Let me expand on this.
This was something I've mentioned before about how Nintendo of America stopped caring about the Wii in 2010, two entire years before Wii U came out.
It looked really bad when Nintendo stopped supporting their own system. I mean, it was pretty ugly when every other Nintendo branch in the world published Xenoblade Chronicles, The Last Story, and Pandora's Tower. this parties had to step in in two of those cases and GameStop had to pony up money for the third! They let fully-translated games like Project Zero 2: Wii Edition, Inazuma Eleven Strikers, Another Code: R - A Journey into Lost Memories, and Disaster: Day of Crisis languish in Europe. Sure, four games aren't going to prop up a system (see: Wii U) but the point is, it looked like NoA wasn't even trying. The justification given was "they're not system sellers." Big deal. VERY few games have such broad mass-market appeal that they make huge numbers of people rush out and buy entire systems just to play that one game. However, for people who love footie, for example, an Inazuma Eleven game might be enough. Some long time Nintendo fans began to feel nervous or abandoned, or just left once NoA gave them the cold shoulder. When you launch a new product, it's FAR easier to get previous customers to buy than entirely new customers. (This is how I got suckered into buying one.)

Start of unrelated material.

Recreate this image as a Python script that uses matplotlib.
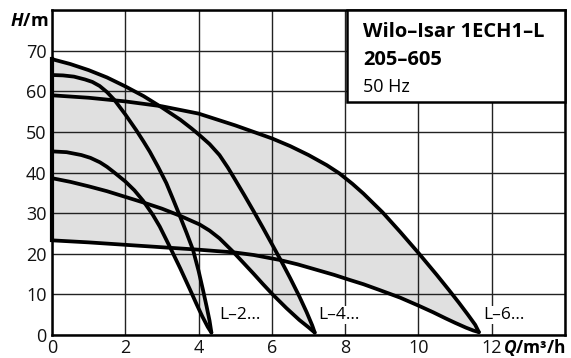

That's the fan base. It's something to be cultivated. Here, SE has admitted that they're listening to the fan base. So, you can see this turn of events as one of two things:
1) SE really didn't feel like localizing the game but 30,000,000 people petitioned and they expect 10% of them to actually buy the game, making it profitable. (Note: companies these days never feel that "breaking even" is good enough, even though that can have very useful, tangible benefits like showing support for your system or increasing your fan base and customer pool.)
2) This is a PR smokescreen where SE was playing coy in order to make fans feel more invested in the game, akin to the lie about Fire Emblem Awakening being potentially the last in its series.
Not only that but the release schedule is super-light and there's a pretty hefty install base.
Local community, worker morale...eh...
Brand-building. Dragon Quest XI: Sugi Sarishi Toki o Motomete is on the horizon, and I imagine that's got a shot at being localized. What better way to drum up interest than to release Dragon Quest VII: Fragments of the Forgotten Past? Perhaps they'll follow that up with Dragon Quest VIII: Journey of the Cursed King.
Anyone who says "we have to make a huge profit on every single game" deserves to lose their job.
Gummy bears: I like the soft, chewy ones best.
Did you ever read War and Peace? You should try it someday.